Given request:
Pictures excluded, return the lines below from the first through the line holding "import * as".
## START Recorded information
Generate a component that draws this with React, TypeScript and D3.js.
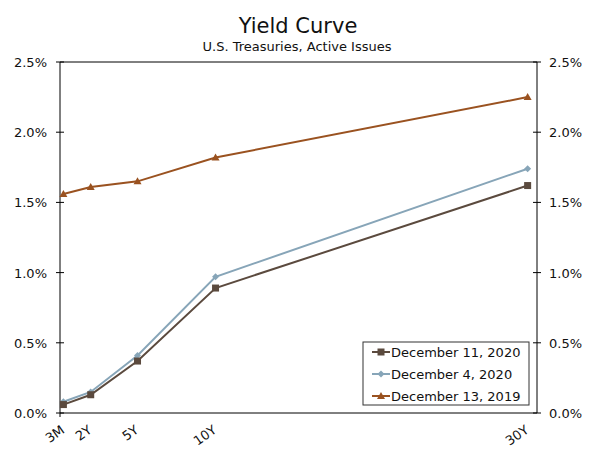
import React from "react";
import * as d3 from "d3";

const maturities = ["3M", "2Y", "5Y", "10Y", "30Y"];
const maturityYears = [0.25, 2, 5, 10, 30];
const seriesNames = ["December 11, 2020", "December 4, 2020", "December 13, 2019"];
const dec11_2020 = [0.06, 0.13, 0.37, 0.89, 1.62];
const dec4_2020 = [0.08, 0.15, 0.41, 0.97, 1.74];
const dec13_2019 = [1.56, 1.61, 1.65, 1.82, 2.25];
const yTicks = [0, 0.5, 1.0, 1.5, 2.0, 2.5];

const colors = ["#5B4A3E", "#87A5B8", "#9A5220"];
const shapes = ["square", "diamond", "triangle"];

const W = 600, H = 455;
const L = 60, R = 537, T = 62, B = 413;
const font = "'DejaVu Sans', Verdana, sans-serif";

function Marker({ shape, x, y, color }: { shape: string; x: number; y: number; color: string }) {
  if (shape === "square") return <rect x={x - 3.5} y={y - 3.5} width={7} height={7} fill={color} />;
  if (shape === "diamond")
    return <path d={`M${x},${y - 3.5}L${x + 3.5},${y}L${x},${y + 3.5}L${x - 3.5},${y}Z`} fill={color} />;
  return <path d={`M${x},${y - 4}L${x + 4},${y + 3}L${x - 4},${y + 3}Z`} fill={color} />;
}

export default function App() {
  const x = d3.scaleLinear().domain([0, 30.6]).range([59.5, R]);
  const y = d3.scaleLinear().domain([0, 2.5]).range([B, T]);
  const data = [dec11_2020, dec4_2020, dec13_2019];
  const line = d3
    .line<number>()
    .x((_, i) => x(maturityYears[i]))
    .y((d) => y(d));
  const drawOrder = [2, 1, 0];
  const legX = 363, legY = 342;
  return (
    <svg width={W} height={H} style={{ display: "block", position: "absolute", left: 0, top: 0 }}>
      <rect width={W} height={H} fill="#fff" />
      <text x={298} y={33} textAnchor="middle" fontFamily={font} fontSize={21} fill="#111">Yield Curve</text>
      <text x={297} y={51} textAnchor="middle" fontFamily={font} fontSize={13} fill="#111">U.S. Treasuries, Active Issues</text>
      <line x1={L} x2={L} y1={T} y2={B} stroke="#000" />
      <line x1={R} x2={R} y1={T} y2={B} stroke="#000" />
      <line x1={L} x2={R} y1={T} y2={T} stroke="#000" />
      <line x1={L} x2={R} y1={B} y2={B} stroke="#000" />
      {yTicks.map((t) => (
        <g key={t}>
          <line x1={L - 4} x2={L + 4} y1={y(t)} y2={y(t)} stroke="#000" />
          <line x1={R - 4} x2={R + 4} y1={y(t)} y2={y(t)} stroke="#000" />
          <text x={47} y={y(t) + 5} textAnchor="end" fontFamily={font} fontSize={13} fill="#111">{t.toFixed(1)}%</text>
          <text x={549} y={y(t) + 5} textAnchor="start" fontFamily={font} fontSize={13} fill="#111">{t.toFixed(1)}%</text>
        </g>
      ))}
      <line x1={L} x2={L} y1={B} y2={B + 4} stroke="#000" />
      {maturities.map((m, i) => (
        <text
          key={m}
          transform={`translate(${x(maturityYears[i]) + 2},${B + 19}) rotate(-35)`}
          textAnchor="end"
          fontFamily={font}
          fontSize={13}
          fill="#111"
        >
          {m}
        </text>
      ))}
      {drawOrder.map((s) => (
        <g key={s}>
          <path d={line(data[s]) || ""} fill="none" stroke={colors[s]} strokeWidth={2} />
          {data[s].map((v, i) => (
            <Marker key={i} shape={shapes[s]} x={x(maturityYears[i])} y={y(v)} color={colors[s]} />
          ))}
        </g>
      ))}
      <rect x={legX} y={legY} width={166} height={63} fill="#fff" stroke="#333" />
      {seriesNames.map((n, i) => {
        const cy = legY + 10 + i * 22;
        return (
          <g key={n}>
            <line x1={legX + 9} x2={legX + 27} y1={cy} y2={cy} stroke={colors[i]} strokeWidth={2} />
            <Marker shape={shapes[i]} x={legX + 18} y={cy} color={colors[i]} />
            <text x={legX + 28} y={cy + 5} fontFamily={font} fontSize={13} fill="#111">{n}</text>
          </g>
        );
      })}
    </svg>
  );
}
## END Recorded information
Final result:
Generate a component that draws this with React, TypeScript and D3.js.
import React from "react";
import * as d3 from "d3";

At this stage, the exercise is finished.